E a questão parece ser muito simplesmente a seguinte: quem, sobretudo tendo uma posição profissional, económica e social estável e tranquila, muitas vezes com remunerações superiores à média salarial associada ao exercício de funções políticas, estará motivado para, nestas circunstâncias, se candidatar ao exercício ou aceitar o convite para exercer uma qualquer função de natureza política? Provavelmente poucos e cada vez menos, arrisco a responder.
Estamos perante um possível risco de o futuro nos trazer perda de qualidade, incluindo na componente da integridade, nas lideranças políticas e na gestão dos nossos interesses coletivos, no que se tornaria numa espécie de espiral negativa entre incompetência, má gestão, conflitos de interesses, fraude e corrupção.
Não estou a sugerir, nem a defender, que a mediatização das situações de fraude, corrupção e todas as formas de má gestão pública (incluindo a função da natureza política) não deva suceder. Não! A democracia e o interesse dos cidadãos (os nossos interesses coletivos) requer e exige essa dimensão de transparência. Ela é fundamental!

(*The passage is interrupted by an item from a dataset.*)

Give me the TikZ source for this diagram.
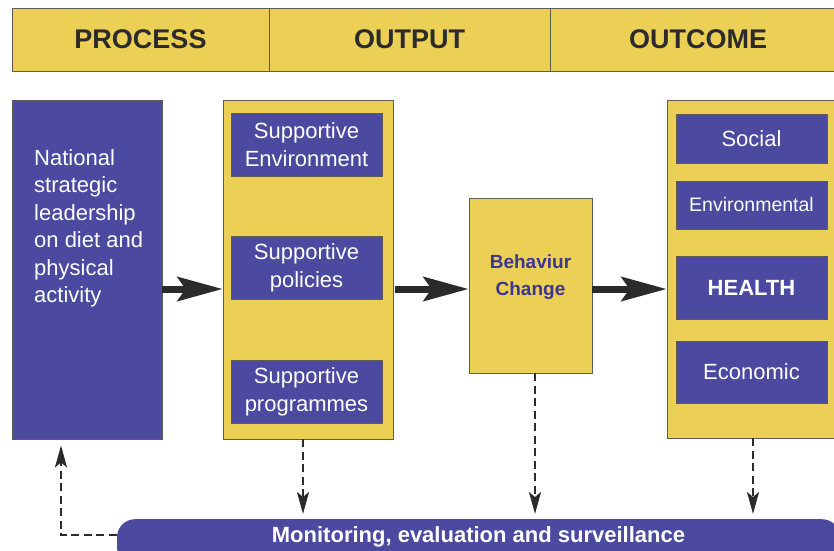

A este nível o que se poderá e deverá reclamar (e a sociedade civil tem aqui um território e um papel muito importante) passa pela exigência permanente e rigorosa sobre o cumprimento dos mesmos critérios de ética, deontologia, integridade, isenção, rigor, objetividade, fundamentação e sustentação para o exercício das atividades políticas e também para as jornalísticas e comentadores político.
Afinal de contas, a integridade é um dever de todos!